It is has recently been quite widely reported that the government is struggling to meet its deficit reduction targets while keeping the pledges that won them the majority in May 2015. Osborne is currently trying to find the money to raise the amount of earnings at which people start to pay 40p tax for every £1 they earn to £50,000 from the current £43,000. It is an eye catching policy, one which I’m sure convinced voters to put their ‘x’ next to their local conservative candidate. It is also a policy that is needed. Since 2009 on, average wages have risen approximately 14% according to ONS but the cost living in cultural services such as going to the cinema has risen 21.2% and eating out has risen 22.7%. The bottom line to this is that the middle class is becoming increasingly poor and this could have a knock on effect for local restaurants and the economy as whole unless they gain a boost to the income they have left after tax and essentials.
However despite praising this policy, I woke up to the news that, after searching down the back of the sofa had failed to produce the necessary funds for the increased tax allowance, the government has resorted to making it harder to claim disability benefits. The move is expected to save £1.2 billion per year by 2020. Disability benefit has always had somewhat of a reputation that it attracts skivers and benefit cheats but I believe in this case the government is basing its policy on the loveable rouge Frank Gallagher from the hit British TV series Shameless. So where is the money saved coming from? Well this is the shocking part, it is being saved by making it harder for those who need help going to the toilet or getting dressed. Now if I was going to commit benefit fraud, I could probably muster up a good fake limp but I think shitting myself is a bit too far to go for an extra couple of quid a week. Being able to go to the toilet and get dressed are basic human rights.
So how did Justin Tomlinson, the minister for disabled people, justify these cuts? He said and I quote ‘Many people are eligible for a weekly award despite having minimal to no extra costs’. Of course they don’t have extra costs, care for this kind of disability is generally provided by family who unsurprisingly do it for free. There is no monetary transaction but that does not mean there isn’t a cost. People who are caring for loved ones could be out working, seeing friends, volunteering at the local museum. ‘Oh yes’ you say but couldn’t they also be out robbing a bank, vandalising public property or terrorising the local population? I’m sure that the person came up with this policy has some farfetched, elaborate justification like the one I have just given you but the reality is by cutting this funding, not only do we strip away a disabled persons dignity, we create the very thing that the conservatives use to justify not increasing taxes on wealthier individuals, disincentives to work and improve for both the carer and person with the disability.

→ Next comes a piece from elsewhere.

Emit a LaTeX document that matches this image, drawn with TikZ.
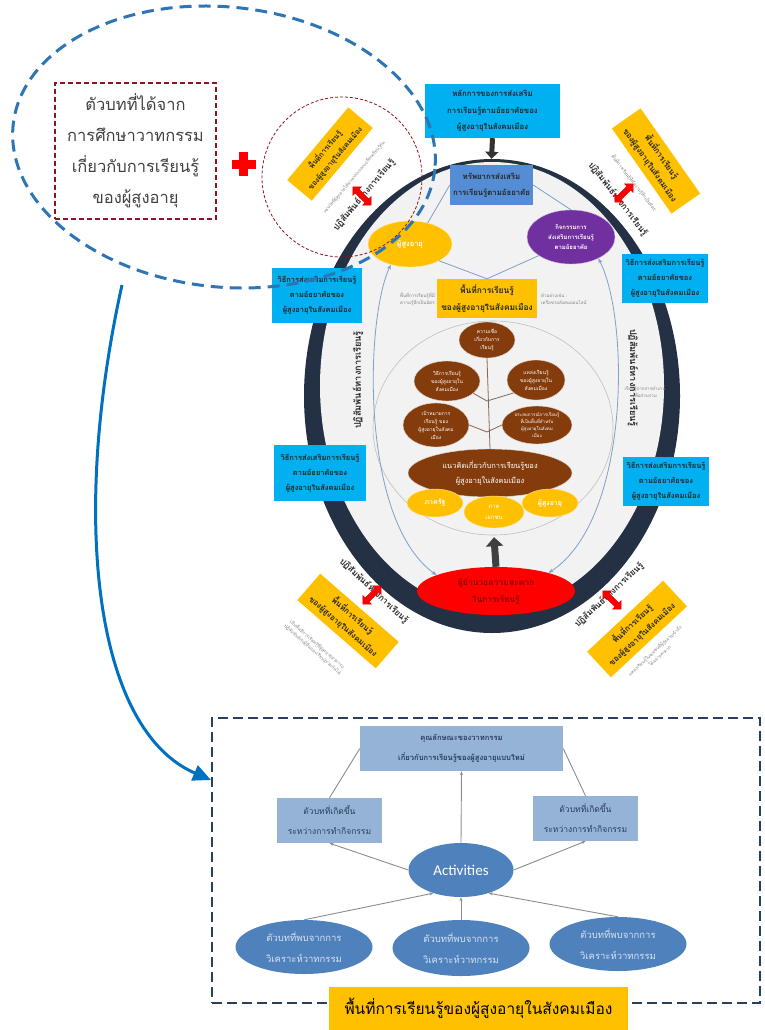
\documentclass[tikz,border=0pt]{standalone}
\usepackage{fontspec}
\setmainfont{Loma}[Script=Thai]
\newfontfamily\actfont{Carlito}
\usetikzlibrary{shapes.geometric,shapes.arrows,arrows.meta,positioning}

\definecolor{dashblue}{RGB}{46,117,182}
\definecolor{curveblue}{RGB}{0,112,192}
\definecolor{boxred}{RGB}{140,20,30}
\definecolor{skyblue}{RGB}{0,176,240}
\definecolor{resblue}{RGB}{84,141,212}
\definecolor{gold}{RGB}{255,192,0}
\definecolor{purp}{RGB}{112,48,160}
\definecolor{ringnavy}{RGB}{36,48,68}
\definecolor{innergray}{RGB}{242,242,242}
\definecolor{treebrown}{RGB}{132,60,12}
\definecolor{steel}{RGB}{79,129,189}
\definecolor{lightsteel}{RGB}{149,179,215}
\definecolor{linkblue}{RGB}{125,160,200}
\definecolor{notegray}{RGB}{128,128,128}
\definecolor{boxtext}{RGB}{40,60,90}

\begin{document}
\begin{tikzpicture}[x=1pt,y=-1pt,
    skybox/.style={fill=skyblue, text=black!85, font=\bfseries\fontsize{7.5}{15}\selectfont, align=center, inner sep=1pt, minimum width=88pt, minimum height=52pt},
    goldbox/.style={fill=gold, text=black!85, font=\bfseries\fontsize{8}{14}\selectfont, align=center, inner sep=1pt, minimum width=104pt, minimum height=35pt},
    brownell/.style={ellipse, fill=treebrown, draw=white!80!treebrown, text=white, font=\fontsize{5}{8}\selectfont, align=center, inner sep=0pt},
    goldell/.style={ellipse, fill=gold, draw=white!60!gold, text=white, font=\bfseries\fontsize{7}{10}\selectfont, align=center, inner sep=0pt},
    note/.style={text=notegray, font=\fontsize{4.5}{7}\selectfont, align=center, inner sep=0pt},
    bond/.style={text=black!85, font=\bfseries\fontsize{8.5}{10}\selectfont, inner sep=0pt},
    redarrow/.style={double arrow, fill=red, draw=red!80!black, minimum height=26pt, double arrow head extend=3.5pt, inner sep=2.5pt},
    link/.style={linkblue, line width=0.8pt},
    steelbox/.style={fill=lightsteel, text=boxtext, align=center, inner sep=1pt, font=\fontsize{8.5}{20}\selectfont},
    steelell/.style={ellipse, fill=steel, text=white!78!steel, align=center, inner sep=0pt, font=\fontsize{9.5}{21}\selectfont},
    plink/.style={black!45, line width=0.9pt, -{Stealth[length=4pt,width=3pt]}}]
  \useasboundingbox (0,0) rectangle (765,1030);

  % ring
  \fill[ringnavy] (492,396) ellipse [x radius=188, y radius=237];
  \fill[innergray] (492,386) ellipse [x radius=172, y radius=224];
  \draw[black!25, line width=0.6pt] (493,428) ellipse [x radius=120, y radius=107];

  % upper part
  \node[fill=skyblue, text=black!85, font=\bfseries\fontsize{7.8}{16.5}\selectfont, align=center, minimum width=135pt, minimum height=54pt, inner sep=1pt] (principle) at (492.5,111) {หลักการของการส่งเสริม\\การเรียนรู้ตามอัธยาศัยของ\\ผู้สูงอายุในสังคมเมือง};
  \node[fill=resblue, text=black!85, font=\bfseries\fontsize{7.8}{16}\selectfont, align=center, minimum width=83pt, minimum height=40pt, inner sep=1pt] (resource) at (491.5,185) {ทรัพยากรส่งเสริม\\การเรียนรู้ตามอัธยาศัย};
  \draw[black!80, line width=5pt, -{Triangle[length=7pt,width=13pt]}] (principle.south) -- ([yshift=6pt]resource.north);

  \node[goldell, minimum width=84pt, minimum height=46pt, font=\bfseries\fontsize{7.5}{10}\selectfont] (eld) at (410,244) {ผู้สูงอายุ};
  \node[ellipse, fill=purp, draw=white!60!purp, text=white, font=\bfseries\fontsize{6}{10}\selectfont, align=center, inner sep=0pt, minimum width=88pt, minimum height=54pt] (act) at (571,237) {กิจกรรมการ\\ส่งเสริมการเรียนรู้\\ตามอัธยาศัย};
  \node[fill=gold, text=black!85, font=\bfseries\fontsize{8.4}{17}\selectfont, align=center, minimum width=100pt, minimum height=39pt, inner sep=1pt] (space) at (487,298.5) {พื้นที่การเรียนรู้\\ของผู้สูงอายุในสังคมเมือง};
  \node[note, align=right, anchor=east] (noteA) at (435,299) {พื้นที่การเรียนรู้ที่มี\\ความรู้สึกเป็นมิตร};
  \node[note, align=left, anchor=west] (noteB) at (541,299) {ตัวอย่างเช่น :\\เครือข่ายสังคมออนไลน์};

  \draw[link] (resource.west) -- (eld.50);
  \draw[link] (resource.east) -- (act.north);
  \draw[link] (space.north) -- (eld.-30);
  \draw[link] (space.north) -- (act.-150);

  % tree
  \node[brownell, minimum width=56pt, minimum height=36pt] (belief) at (487,340) {ความเชื่อ\\เกี่ยวกับการ\\เรียนรู้};
  \node[brownell, minimum width=66pt, minimum height=40pt] (method) at (447,381) {วิธีการเรียนรู้\\ของผู้สูงอายุใน\\สังคมเมือง};
  \node[brownell, minimum width=58pt, minimum height=40pt] (source) at (536,380) {แหล่งเรียนรู้\\ของผู้สูงอายุใน\\สังคมเมือง};
  \node[brownell, minimum width=66pt, minimum height=44pt] (goal) at (436,425) {เป้าหมายการ\\เรียนรู้ ของ\\ผู้สูงอายุในสังคม\\เมือง};
  \node[brownell, minimum width=70pt, minimum height=38pt, font=\fontsize{4.5}{7}\selectfont] (exper) at (537,425) {ประสบการณ์การเรียนรู้\\ที่เป็นพื้นที่สำหรับ\\ผู้สูงอายุในสังคม\\เมือง};
  \node[brownell, minimum width=164pt, minimum height=48pt, font=\fontsize{7.5}{15}\selectfont] (concept) at (490,473) {แนวคิดเกี่ยวกับการเรียนรู้ของ\\ผู้สูงอายุในสังคมเมือง};
  \coordinate (fork1) at (487,401);
  \coordinate (fork2) at (487,432);
  \draw[treebrown!35!gray, line width=0.8pt] (belief.south) -- (concept.north);
  \draw[treebrown!35!gray, line width=0.8pt] (fork1) -- (method.-25);
  \draw[treebrown!35!gray, line width=0.8pt] (fork1) -- (source.-150);
  \draw[treebrown!35!gray, line width=0.8pt] (fork2) -- (goal.east);
  \draw[treebrown!35!gray, line width=0.8pt] (fork2) -- (exper.west);

  \node[goldell, minimum width=56pt, minimum height=28pt] (gov) at (435,503) {ภาครัฐ};
  \node[goldell, minimum width=60pt, minimum height=32pt, font=\fontsize{6}{11}\selectfont] (priv) at (494,512) {ภาค\\เอกชน};
  \node[goldell, minimum width=56pt, minimum height=28pt] (elder) at (550,503) {ผู้สูงอายุ};

  \node[ellipse, fill=red, text=red!55!black, font=\bfseries\fontsize{8.5}{17}\selectfont, align=center, inner sep=0pt, minimum width=158pt, minimum height=48pt] (facil) at (496,591) {ผู้อำนวยความสะดวก\\ในการเรียนรู้};
  \draw[black!75, line width=7pt, -{Triangle[length=9pt,width=17pt]}] (facil.north) -- ([yshift=-9pt]priv.south);

  \draw[link, <->, >={Stealth[length=5pt,width=4pt]}] (eld.-133) .. controls (365,320) and (360,520) .. (facil.165);
  \draw[link, <->, >={Stealth[length=5pt,width=4pt]}] (act.-38) .. controls (630,320) and (630,520) .. (facil.19);

  \node[bond, rotate=90, font=\bfseries\fontsize{9.2}{10}\selectfont] (bondL) at (358,380) {ปฏิสัมพันธ์ทางการเรียนรู้};
  \node[bond, rotate=-90, font=\bfseries\fontsize{9.2}{10}\selectfont] (bondR) at (633,378) {ปฏิสัมพันธ์ทางการเรียนรู้};
  \node[note] (noteR) at (645,392) {เรียนรู้จากการทำงาน\\เพื่อส่วนรวม};

  % side boxes
  \node[skybox, minimum width=90pt, minimum height=55pt] (wayLT) at (317,295) {วิธีการส่งเสริมการเรียนรู้\\ตามอัธยาศัยของ\\ผู้สูงอายุในสังคมเมือง};
  \node[skybox, minimum width=92pt, minimum height=56pt] (wayLB) at (320,473) {วิธีการส่งเสริมการเรียนรู้\\ตามอัธยาศัยของ\\ผู้สูงอายุในสังคมเมือง};
  \node[skybox, minimum width=86pt, minimum height=49pt] (wayRT) at (665,278) {วิธีการส่งเสริมการเรียนรู้\\ตามอัธยาศัยของ\\ผู้สูงอายุในสังคมเมือง};
  \node[skybox, minimum width=86pt, minimum height=49pt] (wayRB) at (666,481) {วิธีการส่งเสริมการเรียนรู้\\ตามอัธยาศัยของ\\ผู้สูงอายุในสังคมเมือง};

  % corner spaces
  \node[goldbox, rotate=50, minimum width=95pt, minimum height=32pt, font=\bfseries\fontsize{7.3}{13}\selectfont] (spaceTL) at (330,154) {พื้นที่การเรียนรู้\\ของผู้สูงอายุในสังคมเมือง};
  \node[note, rotate=50] (noteTL) at (354,177) {เช่นวัดที่ผู้สูงอายุได้มาพบปะแลกเปลี่ยนเรียนรู้กัน};
  \node[bond, rotate=50] (bondTL) at (364,195) {ปฏิสัมพันธ์ทางการเรียนรู้};
  \node[redarrow, rotate=-45] (arrTL) at (362,196) {};

  \node[goldbox, rotate=-55] (spaceTR) at (656,161) {พื้นที่การเรียนรู้\\ของผู้สูงอายุในสังคมเมือง};
  \node[note, rotate=-52] (noteTR) at (634,183) {พื้นที่การเรียนรู้ที่มีความรู้สึกเป็นมิตร};
  \node[bond, rotate=-52] (bondTR) at (618,199) {ปฏิสัมพันธ์ทางการเรียนรู้};
  \node[redarrow, rotate=45] (arrTR) at (624,193) {};

  \node[goldbox, rotate=-41] (spaceBL) at (348,621) {พื้นที่การเรียนรู้\\ของผู้สูงอายุในสังคมเมือง};
  \node[note, rotate=-41] (noteBL) at (315,647) {เป็นพื้นที่การเรียนรู้ที่ผู้สูงอายุสามารถ\\ปฏิสัมพันธ์กับผู้อื่นและเรียนรู้ร่วมกันได้};
  \node[bond, rotate=-43] (bondBL) at (374,591) {ปฏิสัมพันธ์ทางการเรียนรู้};
  \node[redarrow, rotate=45] (arrBL) at (372,595) {};

  \node[goldbox, rotate=43] (spaceBR) at (637,629) {พื้นที่การเรียนรู้\\ของผู้สูงอายุในสังคมเมือง};
  \node[note, rotate=43] (noteBR) at (657,653) {แหล่งเรียนรู้ในชุมชนที่ผู้สูงอายุเข้าถึง\\ได้อย่างสะดวก};
  \node[bond, rotate=43] (bondBR) at (609,595) {ปฏิสัมพันธ์ทางการเรียนรู้};
  \node[redarrow, rotate=-45] (arrBR) at (612,600) {};

  % discourse texts
  \draw[boxred, dash pattern=on 3pt off 2pt, line width=0.8pt] (342,177) circle [radius=80];
  \node[draw=boxred, line width=1.6pt, dash pattern=on 5pt off 3pt, text=black!75, font=\fontsize{16.5}{31}\selectfont, align=center, minimum width=161pt, minimum height=136pt] (textsrc) at (135.5,151) {ตัวบทที่ได้จาก\\การศึกษาวาทกรรม\\เกี่ยวกับการเรียนรู้\\ของผู้สูงอายุ};
  \fill[red] (239,152) rectangle (248,176);
  \fill[red] (231.5,159.5) rectangle (255.5,168.5);
  \draw[dashblue, line width=3pt, dash pattern=on 12pt off 7pt, rotate around={-6:(224,147)}] (224,147) ellipse [x radius=212, y radius=140];

  % lower panel
  \node[draw=black!50!steel, line width=1.4pt, dash pattern=on 10pt off 5pt, minimum width=548pt, minimum height=285pt] (panel) at (486,860.5) {};
  \coordinate (ellbot) at (122,285);
  \coordinate (panelin) at (211,780);
  \draw[curveblue, line width=3pt, -{Triangle[length=18pt,width=16pt]}] (ellbot) .. controls (70,520) and (95,730) .. (panelin);

  \node[steelbox, font=\bfseries\fontsize{7.6}{20}\selectfont, minimum width=203pt, minimum height=45pt] (trait) at (461.5,748.5) {คุณลักษณะของวาทกรรม\\เกี่ยวกับการเรียนรู้ของผู้สูงอายุแบบใหม่};
  \node[steelbox, minimum width=105pt, minimum height=45pt] (occL) at (329.5,820.5) {ตัวบทที่เกิดขึ้น\\ระหว่างการทำกิจกรรม};
  \node[steelbox, minimum width=105pt, minimum height=45pt] (occR) at (585.5,818.5) {ตัวบทที่เกิดขึ้น\\ระหว่างการทำกิจกรรม};
  \node[ellipse, fill=steel, text=white, font=\actfont\fontsize{15}{17}\selectfont, inner sep=0pt, minimum width=105pt, minimum height=54pt] (activ) at (461,870) {Activities};
  \node[steelell, minimum width=137pt, minimum height=54pt] (foundL) at (304,947) {ตัวบทที่พบจากการ\\วิเคราะห์วาทกรรม};
  \node[steelell, minimum width=137pt, minimum height=56pt] (foundM) at (461,948) {ตัวบทที่พบจากการ\\วิเคราะห์วาทกรรม};
  \node[steelell, minimum width=137pt, minimum height=54pt] (foundR) at (618,944) {ตัวบทที่พบจากการ\\วิเคราะห์วาทกรรม};

  \draw[black!45, line width=0.9pt] (occL.north) -- (trait.west);
  \draw[black!45, line width=0.9pt] (occR.north) -- (trait.east);
  \draw[plink] (activ.north) -- (trait.south);
  \draw[plink] (activ.west) -- (occL.south);
  \draw[plink] (activ.east) -- (occR.south);
  \draw[plink] (foundL.north) -- (activ.-140);
  \draw[plink] (foundM.north) -- (activ.south);
  \draw[plink] (foundR.north) -- (activ.-40);

  \node[fill=gold, text=black, font=\fontsize{15.5}{17}\selectfont, minimum width=299pt, minimum height=43pt, inner sep=0pt] (title) at (478.5,1008.5) {พื้นที่การเรียนรู้ของผู้สูงอายุในสังคมเมือง};
\end{tikzpicture}
\end{document}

If the government want to higher tax allowance then they should look into raising the top rate of tax. A government report found that when the top rate of tax was risen to 50% it was supposed to yield a return of £3 billion instead yielding £1 billion. The reason for this was that incomes were generally falling due to the recession, so less people were paying the top rate and people moved towards greater tax avoidance. Although my calculation is very much ‘back of a fag packet’, in the light of improved economic conditions an increase of around 2% in the top rate to 47% (which should also cause less tax avoidance than a full shift to 50%) could offer roughly the cash needed to cover the increased personal allowance.
The bottom line is that the government needs to realise that tax is not the only disincentive to work and their own policies, while decreasing the disincentives to work for the more wealthy of this country, are creating disincentives to work for the less well off and disabled there by increasing the benefit culture and dependence.